** begin **

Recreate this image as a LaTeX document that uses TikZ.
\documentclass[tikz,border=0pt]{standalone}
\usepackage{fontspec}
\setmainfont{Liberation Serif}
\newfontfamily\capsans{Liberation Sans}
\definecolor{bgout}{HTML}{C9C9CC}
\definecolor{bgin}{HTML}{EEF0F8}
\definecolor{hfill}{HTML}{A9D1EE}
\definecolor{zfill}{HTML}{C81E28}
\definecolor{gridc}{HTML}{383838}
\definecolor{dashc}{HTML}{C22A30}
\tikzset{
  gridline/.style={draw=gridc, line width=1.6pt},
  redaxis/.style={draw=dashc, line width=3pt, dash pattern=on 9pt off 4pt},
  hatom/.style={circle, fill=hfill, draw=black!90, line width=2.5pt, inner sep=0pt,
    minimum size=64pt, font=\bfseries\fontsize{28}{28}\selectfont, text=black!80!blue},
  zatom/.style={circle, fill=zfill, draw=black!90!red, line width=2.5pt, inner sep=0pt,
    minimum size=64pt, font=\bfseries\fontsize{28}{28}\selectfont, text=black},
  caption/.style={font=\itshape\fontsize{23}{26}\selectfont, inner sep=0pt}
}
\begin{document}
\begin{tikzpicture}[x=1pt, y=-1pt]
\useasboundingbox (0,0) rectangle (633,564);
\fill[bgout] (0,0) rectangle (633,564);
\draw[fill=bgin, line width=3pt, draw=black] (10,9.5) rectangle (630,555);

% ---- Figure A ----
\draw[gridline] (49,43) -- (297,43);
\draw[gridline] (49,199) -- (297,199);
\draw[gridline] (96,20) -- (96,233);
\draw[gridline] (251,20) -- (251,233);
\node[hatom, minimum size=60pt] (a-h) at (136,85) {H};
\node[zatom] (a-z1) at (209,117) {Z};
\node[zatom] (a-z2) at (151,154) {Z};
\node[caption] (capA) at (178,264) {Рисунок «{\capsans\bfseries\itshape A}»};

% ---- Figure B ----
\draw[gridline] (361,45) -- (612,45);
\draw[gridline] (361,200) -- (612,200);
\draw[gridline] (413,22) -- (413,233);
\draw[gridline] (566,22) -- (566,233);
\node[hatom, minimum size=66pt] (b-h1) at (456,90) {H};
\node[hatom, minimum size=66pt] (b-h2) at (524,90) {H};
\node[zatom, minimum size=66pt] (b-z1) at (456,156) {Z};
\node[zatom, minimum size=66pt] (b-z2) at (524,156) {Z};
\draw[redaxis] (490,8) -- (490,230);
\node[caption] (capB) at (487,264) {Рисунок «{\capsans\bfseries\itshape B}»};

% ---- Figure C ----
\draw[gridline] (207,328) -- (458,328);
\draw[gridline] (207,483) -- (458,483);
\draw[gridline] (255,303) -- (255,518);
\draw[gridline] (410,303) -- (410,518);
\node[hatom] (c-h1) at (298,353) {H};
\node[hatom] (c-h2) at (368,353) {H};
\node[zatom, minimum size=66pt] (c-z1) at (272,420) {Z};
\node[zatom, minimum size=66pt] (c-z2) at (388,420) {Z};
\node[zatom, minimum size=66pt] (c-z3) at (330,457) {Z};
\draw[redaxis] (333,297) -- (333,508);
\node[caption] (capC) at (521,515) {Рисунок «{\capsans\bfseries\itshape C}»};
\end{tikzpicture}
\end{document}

** end **
** begin **

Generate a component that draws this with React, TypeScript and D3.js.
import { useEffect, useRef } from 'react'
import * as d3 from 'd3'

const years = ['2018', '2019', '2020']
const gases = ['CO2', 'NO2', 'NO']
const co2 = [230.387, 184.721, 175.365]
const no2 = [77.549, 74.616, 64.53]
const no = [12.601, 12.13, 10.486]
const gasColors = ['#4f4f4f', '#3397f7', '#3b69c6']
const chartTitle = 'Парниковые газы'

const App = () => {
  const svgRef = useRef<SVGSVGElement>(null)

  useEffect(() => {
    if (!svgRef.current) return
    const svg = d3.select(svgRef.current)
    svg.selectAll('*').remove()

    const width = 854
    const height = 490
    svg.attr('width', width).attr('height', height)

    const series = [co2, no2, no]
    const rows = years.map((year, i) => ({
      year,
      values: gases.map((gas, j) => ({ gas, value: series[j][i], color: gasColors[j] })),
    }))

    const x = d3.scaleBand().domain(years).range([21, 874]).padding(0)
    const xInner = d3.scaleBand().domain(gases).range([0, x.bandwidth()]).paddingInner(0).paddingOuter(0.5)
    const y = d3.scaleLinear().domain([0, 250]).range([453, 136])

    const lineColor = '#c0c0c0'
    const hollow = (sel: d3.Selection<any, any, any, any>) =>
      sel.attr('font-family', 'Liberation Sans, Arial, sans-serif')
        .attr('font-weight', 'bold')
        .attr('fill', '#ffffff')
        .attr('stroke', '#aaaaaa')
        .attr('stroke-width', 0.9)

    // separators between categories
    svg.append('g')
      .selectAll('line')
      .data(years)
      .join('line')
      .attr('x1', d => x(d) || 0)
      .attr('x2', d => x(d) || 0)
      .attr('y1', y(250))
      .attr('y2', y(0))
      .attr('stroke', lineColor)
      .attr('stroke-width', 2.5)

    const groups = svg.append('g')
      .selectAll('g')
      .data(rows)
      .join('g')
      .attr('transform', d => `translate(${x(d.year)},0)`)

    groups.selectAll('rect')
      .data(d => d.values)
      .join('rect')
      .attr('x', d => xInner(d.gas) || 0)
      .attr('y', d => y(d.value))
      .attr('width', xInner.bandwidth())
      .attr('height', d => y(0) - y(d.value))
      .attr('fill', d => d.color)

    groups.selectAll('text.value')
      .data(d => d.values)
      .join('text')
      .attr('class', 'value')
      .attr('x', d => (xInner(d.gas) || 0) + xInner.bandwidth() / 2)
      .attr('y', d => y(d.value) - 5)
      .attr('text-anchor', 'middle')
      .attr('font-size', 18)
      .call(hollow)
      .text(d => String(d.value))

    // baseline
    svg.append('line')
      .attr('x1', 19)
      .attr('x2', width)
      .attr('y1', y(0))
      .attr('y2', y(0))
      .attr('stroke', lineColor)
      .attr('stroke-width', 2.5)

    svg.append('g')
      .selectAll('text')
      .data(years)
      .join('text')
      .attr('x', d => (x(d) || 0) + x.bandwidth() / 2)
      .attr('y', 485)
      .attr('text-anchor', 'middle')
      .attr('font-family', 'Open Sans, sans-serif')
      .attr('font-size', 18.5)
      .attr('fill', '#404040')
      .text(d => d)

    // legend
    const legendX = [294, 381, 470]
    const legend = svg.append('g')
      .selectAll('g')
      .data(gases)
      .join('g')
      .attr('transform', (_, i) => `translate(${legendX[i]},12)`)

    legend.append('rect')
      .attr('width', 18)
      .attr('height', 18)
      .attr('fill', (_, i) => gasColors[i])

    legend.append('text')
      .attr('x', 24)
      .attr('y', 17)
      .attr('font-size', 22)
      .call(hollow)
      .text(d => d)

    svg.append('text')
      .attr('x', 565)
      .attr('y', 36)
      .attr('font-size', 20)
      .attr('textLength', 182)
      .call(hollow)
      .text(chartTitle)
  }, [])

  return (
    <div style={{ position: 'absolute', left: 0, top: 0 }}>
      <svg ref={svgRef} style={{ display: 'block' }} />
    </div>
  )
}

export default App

** end **

Display every line of the listing that contains the string "this".

Recreate this image as a LaTeX document that uses TikZ.
Generate a component that draws this with React, TypeScript and D3.js.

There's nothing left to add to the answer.